Sunday, February 26, 2017

Learning Outside the Classroom

I've long been a proponent of learning beyond the classroom walls. The more learning kids can do outside of school and outside of the curriculum, the better off they will be. Certainly the curriculum is important, but often kids do not find their way in life because of something they learned in the school curriculum. It is the experiences that they have or the innovative ideas that they see that pull them in the direction that they are supposed to go in life. Field trips are essential to learning and give kids the one thing they remember most...the experience. Experiences matter more for kids in school than anything else. They may not remember an eighth grade math worksheet as life-changing, but a trip to the symphony, a college campus, a medical school laboratory, a repertory theater company, or a nature preserve may just give kids an idea of what they want to do in life. Sometimes when you cannot take the kids to the learning, you have to bring the learning in to the kids.

This week at school, we did not go on a field trip. Instead, our administration brought in a guest-speaker, Collier County Judge Janeice Martin. She spoke and answered the kids' questions for over an hour. She talked about her experience as a lawyer and a judge, spinning interesting stories about her career. The kids were interested because her talk had direct application to their lives. She grew up in the very neighborhoods where our kiddos live. Martin talked about what it takes to become a lawyer and the ability of someone in her position to help people. She also talked about her most difficult cases, both professionally and emotionally. The overarching message that came through to our kiddos is that she loves her career. That is inspirational to everyone. When you talk to someone who clearly loves what they do, you are inspired.

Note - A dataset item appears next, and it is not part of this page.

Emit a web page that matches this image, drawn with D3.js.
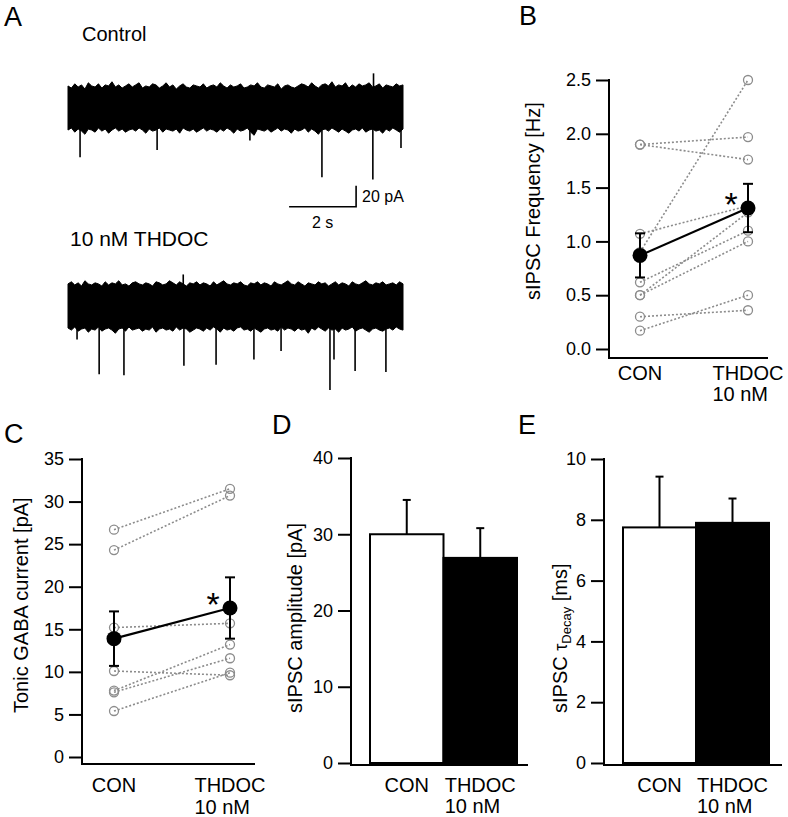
<!DOCTYPE html>
<html><head><meta charset="utf-8">
<script src="https://cdn.jsdelivr.net/npm/d3@7"></script>
<style>body{margin:0;background:#fff} svg{display:block} text{font-family:Arial,"Liberation Sans",Helvetica,sans-serif;fill:#000}</style>
</head><body><svg id="c" width="788" height="817"></svg>
<script>
// ---------------- DATA ----------------
const conditions = ["CON", "THDOC"];
const conditionSub = ["", "10 nM"];

// Panel A: traces (pA), envelope samples evenly spaced over 10 s
const ctrlTop = [21,19,23,20,22,18,24,21,20,23,19,22,21,25,20,22,19,21,23,20,
  22,24,19,21,20,23,22,19,21,24,20,22,18,21,23,20,19,22,21,20,
  23,19,21,22,20,24,21,19,22,20,21,23,19,20,22,21,24,20,19,22,
  21,20,23,18,21,22,20,19,21,23,22,20,24,21,19,22,23,21,25,20,
  22,21,24,19,22,20,23,21,22,24,20,21,23,19,22,21,20,23,21,22];
const ctrlBot = [-21,-19,-23,-20,-22,-25,-20,-21,-23,-19,-22,-20,-24,-21,-19,-22,-20,-23,-21,-20,
  -22,-19,-21,-24,-20,-22,-21,-19,-23,-20,-21,-22,-20,-24,-19,-21,-22,-20,-23,-21,
  -19,-22,-20,-21,-23,-20,-22,-19,-21,-24,-20,-22,-21,-19,-23,-26,-20,-21,-22,-20,
  -23,-21,-19,-22,-20,-21,-24,-20,-22,-21,-19,-23,-20,-22,-25,-21,-20,-22,-19,-21,
  -23,-20,-22,-24,-21,-20,-22,-19,-23,-21,-20,-22,-21,-24,-20,-22,-19,-21,-23,-20];
const ctrlEventsT = [0.36, 2.66, 5.43, 7.58, 9.10, 9.94, 9.12];
const ctrlEventsA = [-47, -40, -31, -66, -68, -38, 33];
const thdTop = [22,24,21,23,20,25,22,21,23,22,20,24,21,23,22,25,21,22,20,23,
  24,22,21,23,22,20,24,23,21,22,25,23,21,24,22,20,23,22,24,21,
  23,22,20,24,21,23,25,22,21,23,22,24,21,20,23,22,24,21,23,22,
  20,24,22,21,23,25,22,21,24,22,20,23,22,21,24,22,23,20,22,24,
  21,23,22,20,24,22,21,23,25,22,21,23,22,24,21,22,23,21,24,22];
const thdBot = [-20,-22,-19,-23,-21,-20,-24,-21,-22,-19,-23,-21,-20,-22,-25,-21,-20,-23,-19,-22,
  -21,-20,-23,-21,-22,-19,-24,-21,-20,-22,-21,-23,-19,-22,-20,-21,-24,-22,-20,-21,
  -23,-20,-22,-19,-21,-24,-20,-22,-21,-23,-20,-19,-22,-21,-23,-20,-22,-24,-21,-20,
  -22,-21,-23,-19,-22,-20,-21,-23,-20,-22,-21,-25,-20,-22,-19,-21,-23,-20,-22,-21,
  -24,-20,-22,-21,-19,-23,-21,-20,-22,-24,-21,-20,-22,-23,-21,-20,-22,-19,-21,-22];
const thdEventsT = [0.27, 0.93, 1.67, 3.46, 4.42, 5.55, 6.36, 7.82, 7.94, 8.57, 9.49, 3.44];
const thdEventsA = [-31, -64, -65, -56, -55, -50, -42, -79, -50, -61, -62, 31];
const scaleBarTime = 2;   // s
const scaleBarCurrent = 20; // pA

// Panel B: sIPSC frequency (Hz), paired cells
const freqCON   = [1.90, 1.90, 1.07, 0.90, 0.62, 0.50, 0.50, 0.30, 0.17];
const freqTHDOC = [1.97, 1.76, 1.33, 2.50, 1.10, 1.27, 1.00, 0.36, 0.50];
const freqMean = [0.87, 1.31];
const freqSEM  = [0.205, 0.225];
const freqTicks = [0, 0.5, 1.0, 1.5, 2.0, 2.5];

// Panel C: tonic GABA current (pA)
const tonicCON   = [26.7, 24.3, 15.2, 10.1, 7.8, 7.6, 5.4];
const tonicTHDOC = [31.5, 30.7, 15.7, 9.6, 13.2, 11.6, 9.9];
const tonicMean = [13.9, 17.5];
const tonicSEM  = [3.2, 3.6];
const tonicTicks = [0, 5, 10, 15, 20, 25, 30, 35];

// Panel D: sIPSC amplitude (pA)
const ampMean = [30.0, 26.9];
const ampSEM  = [4.5, 3.9];
const ampTicks = [0, 10, 20, 30, 40];

// Panel E: sIPSC decay tau (ms)
const decayMean = [7.75, 7.9];
const decaySEM  = [1.67, 0.8];
const decayTicks = [0, 2, 4, 6, 8, 10];

// ---------------- DRAWING ----------------
const svg = d3.select("#c");
const GRAY = "#8c8c8c";
const TICK_FS = 18, TITLE_FS = 20, CAT_FS = 20;

function panelLabel(txt, x, y) {
  svg.append("text").attr("x", x).attr("y", y).attr("font-size", 27).text(txt);
}

function yAxis(x, y, ticks, fmt, bottomY) {
  const ax = d3.axisLeft(y).tickValues(ticks).tickFormat(fmt).tickSize(13).tickPadding(5).tickSizeOuter(0);
  const g = svg.append("g").attr("transform", `translate(${x},0)`).call(ax);
  g.select(".domain").remove();
  g.selectAll(".tick line").attr("stroke", "#000").attr("stroke-width", 2);
  g.selectAll(".tick text").attr("font-size", TICK_FS).attr("font-family", 'Arial,"Liberation Sans",sans-serif').attr("fill", "#000");
  svg.append("line").attr("x1", x).attr("x2", x)
    .attr("y1", y(ticks[ticks.length - 1]) - 1).attr("y2", bottomY)
    .attr("stroke", "#000").attr("stroke-width", 2);
}
function xAxisLine(x0, x1, yy) {
  svg.append("line").attr("x1", x0 - 1).attr("x2", x1).attr("y1", yy).attr("y2", yy)
    .attr("stroke", "#000").attr("stroke-width", 2);
}
function yTitle(x, yStart, txt) {
  return svg.append("text").attr("transform", `translate(${x},${yStart}) rotate(-90)`)
    .attr("text-anchor", "start").attr("font-size", TITLE_FS).text(txt);
}
function catLabels(xs, baseY, gap) {
  conditions.forEach((c, i) => {
    const t = svg.append("text").attr("x", xs[i]).attr("y", baseY).attr("text-anchor", "middle")
      .attr("font-size", CAT_FS).text(c);
    if (conditionSub[i]) {
      const w = t.node().getComputedTextLength();
      svg.append("text").attr("x", xs[i] - w / 2).attr("y", baseY + gap).attr("font-size", CAT_FS).text(conditionSub[i]);
    }
  });
}

// ---- Panel A ----
panelLabel("A", 4, 26);
svg.append("text").attr("x", 82).attr("y", 41).attr("font-size", 20).text("Control");
svg.append("text").attr("x", 70).attr("y", 246).attr("font-size", 21).text("10 nM THDOC");

const xA = d3.scaleLinear().domain([0, 10]).range([68, 403]);
function trace(center, top, bot, evT, evA) {
  const y = d3.scaleLinear().domain([-20, 20]).range([center + 21, center - 21]);
  const n = top.length;
  const tt = d3.range(n).map(i => i * 10 / (n - 1));
  const area = d3.area().x((d, i) => xA(tt[i])).y0((d, i) => y(bot[i])).y1(d => y(d)).curve(d3.curveLinear);
  svg.append("path").datum(top).attr("d", area).attr("fill", "#000").attr("stroke", "#000").attr("stroke-width", 1);
  evT.forEach((t, i) => {
    const a = evA[i];
    svg.append("line").attr("x1", xA(t)).attr("x2", xA(t))
      .attr("y1", y(a < 0 ? -18 : 18)).attr("y2", y(a))
      .attr("stroke", "#000").attr("stroke-width", 1.6);
  });
  return y;
}
const yCtl = trace(108, ctrlTop, ctrlBot, ctrlEventsT, ctrlEventsA);
trace(307, thdTop, thdBot, thdEventsT, thdEventsA);

// scale bar
{
  const t1 = 8.6, t0 = t1 - scaleBarTime;
  const yb = yCtl(-94);
  const yt = yb - (yCtl(0) - yCtl(scaleBarCurrent));
  svg.append("path").attr("d", `M${xA(t0)},${yb}H${xA(t1)}V${yt}`)
    .attr("fill", "none").attr("stroke", "#000").attr("stroke-width", 1.6);
  svg.append("text").attr("x", xA(t1) + 6).attr("y", (yb + yt) / 2 + 6).attr("font-size", 16).text(scaleBarCurrent + " pA");
  svg.append("text").attr("x", (xA(t0) + xA(t1)) / 2).attr("y", yb + 21).attr("text-anchor", "middle").attr("font-size", 16).text(scaleBarTime + " s");
}

// ---- paired panels ----
function pairedPanel(o) {
  const x = d3.scalePoint().domain(conditions).range(o.xr);
  const y = d3.scaleLinear().domain(o.dom).range(o.yr);
  yAxis(o.ax, y, o.ticks, o.fmt, o.bottom);
  xAxisLine(o.ax, o.xEnd, o.bottom);
  const g = svg.append("g");
  o.a.forEach((v, i) => {
    g.append("line").attr("x1", x("CON")).attr("y1", y(v)).attr("x2", x("THDOC")).attr("y2", y(o.b[i]))
      .attr("stroke", GRAY).attr("stroke-width", 1.6).attr("stroke-dasharray", "2,2");
  });
  [o.a, o.b].forEach((arr, k) => arr.forEach(v => {
    g.append("circle").attr("cx", x(conditions[k])).attr("cy", y(v)).attr("r", 4.5)
      .attr("fill", "none").attr("stroke", GRAY).attr("stroke-width", 1.3);
  }));
  g.append("line").attr("x1", x("CON")).attr("y1", y(o.mean[0])).attr("x2", x("THDOC")).attr("y2", y(o.mean[1]))
    .attr("stroke", "#000").attr("stroke-width", 2.2);
  o.mean.forEach((m, i) => {
    const cx = x(conditions[i]);
    const lo = y(m - o.sem[i]), hi = y(m + o.sem[i]);
    g.append("line").attr("x1", cx).attr("x2", cx).attr("y1", lo).attr("y2", hi).attr("stroke", "#000").attr("stroke-width", 2);
    [lo, hi].forEach(yy => g.append("line").attr("x1", cx - 5).attr("x2", cx + 5).attr("y1", yy).attr("y2", yy)
      .attr("stroke", "#000").attr("stroke-width", 2));
    g.append("circle").attr("cx", cx).attr("cy", y(m)).attr("r", 7.5).attr("fill", "#000");
  });
  svg.append("text").attr("x", x("THDOC") - 17).attr("y", y(o.mean[1]) + 8).attr("text-anchor", "middle")
    .attr("font-size", 34).text("*");
  return { x, y };
}

// Panel B
panelLabel("B", 519, 25);
pairedPanel({ xr: [640, 748], dom: [0, 2.5], yr: [349, 80], ax: 609, bottom: 358, xEnd: 768,
  ticks: freqTicks, fmt: d3.format(".1f"), a: freqCON, b: freqTHDOC, mean: freqMean, sem: freqSEM });
yTitle(540, 300, "sIPSC Frequency [Hz]");
catLabels([640, 748], 380, 21);

// Panel C
panelLabel("C", 4, 443);
pairedPanel({ xr: [114, 230], dom: [0, 35], yr: [757, 459], ax: 82, bottom: 764, xEnd: 255,
  ticks: tonicTicks, fmt: d3.format("d"), a: tonicCON, b: tonicTHDOC, mean: tonicMean, sem: tonicSEM });
yTitle(28, 713, "Tonic GABA current [pA]");
catLabels([114, 230], 792, 22);

// ---- bar panels ----
function barPanel(o) {
  const x = d3.scaleBand().domain(conditions).range(o.xr).padding(0);
  const y = d3.scaleLinear().domain(o.dom).range(o.yr);
  yAxis(o.ax, y, o.ticks, d3.format("d"), o.bottom);
  xAxisLine(o.ax, o.xEnd, o.bottom);
  o.mean.forEach((m, i) => {
    const cx = x(conditions[i]) + x.bandwidth() / 2;
    svg.append("line").attr("x1", cx).attr("x2", cx).attr("y1", y(m)).attr("y2", y(m + o.sem[i]))
      .attr("stroke", "#000").attr("stroke-width", 2);
    svg.append("line").attr("x1", cx - 4).attr("x2", cx + 4).attr("y1", y(m + o.sem[i])).attr("y2", y(m + o.sem[i]))
      .attr("stroke", "#000").attr("stroke-width", 2);
  });
  o.mean.forEach((m, i) => {
    svg.append("rect").attr("x", x(conditions[i])).attr("y", y(m)).attr("width", x.bandwidth())
      .attr("height", y(0) - y(m)).attr("fill", i === 0 ? "#fff" : "#000")
      .attr("stroke", "#000").attr("stroke-width", 2);
  });
  catLabels(conditions.map(c => x(c) + x.bandwidth() / 2), 792, 21);
}

// Panel D
panelLabel("D", 272, 434);
barPanel({ xr: [370, 517], dom: [0, 40], yr: [763, 458], ax: 351, bottom: 765, xEnd: 528,
  ticks: ampTicks, mean: ampMean, sem: ampSEM });
yTitle(302, 713, "sIPSC amplitude [pA]");

// Panel E
panelLabel("E", 518, 434);
barPanel({ xr: [623, 769], dom: [0, 10], yr: [763, 459], ax: 604, bottom: 765, xEnd: 782,
  ticks: decayTicks, mean: decayMean, sem: decaySEM });
{
  const t = svg.append("text").attr("transform", "translate(567,713) rotate(-90)")
    .attr("text-anchor", "start").attr("font-size", TITLE_FS);
  t.append("tspan").text("sIPSC ");
  t.append("tspan").attr("font-size", 18).text("τ");
  t.append("tspan").attr("font-size", 13).attr("dy", 4).text("Decay");
  t.append("tspan").attr("dy", -4).text(" [ms]");
}
</script>
</body></html>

Many of the kids in the audience have never given a second thought to becoming a lawyer, judge, or any part of the justice system. After the assembly, many of them will. The important thing is exposure. We have to expose kids to many things and give them countless experiences so that they can see the numerous choices they have in their lives. When kids only see a few pathways in their lives, then those few choices become their world. It is up to us as educators to expand what the kids see. They must see that they can do anything with their lives. The worst thing is for a young adult to go into a field, based on limited exposure, and hate it, only to find out fifteen years later that there was a better career for them.

One of the reasons I have my little Creative Genius segment in class each week is because I want kids to see futuristic ideas and products, many of which are still in development. I always end the segment by telling them, "Some of you may end up working at these companies or coming up with an even better idea." Kids need to see a variety of pathways for themselves in the arts, math and science, journalism, publishing, athletics, construction and many other fields. If we don't show them that these careers exist, they may never know. It is these very ideas that kids latch on to and think to themselves, "I want to do that when I'm older." Anytime we get kids thinking like that, we can chalk up a win.

Is giving up class time for field trips, assemblies, Creative Genius and other segments of exposure worth it? Absolutely. I would argue that it is probably the most important part of the kids' week. It is the time that kids can wonder, explore, be awed, and see themselves in these positions later in life. It is the experiences we give them that they remember. We must make those experiences numerous and worthwhile for the kids. Their lives often depend on it.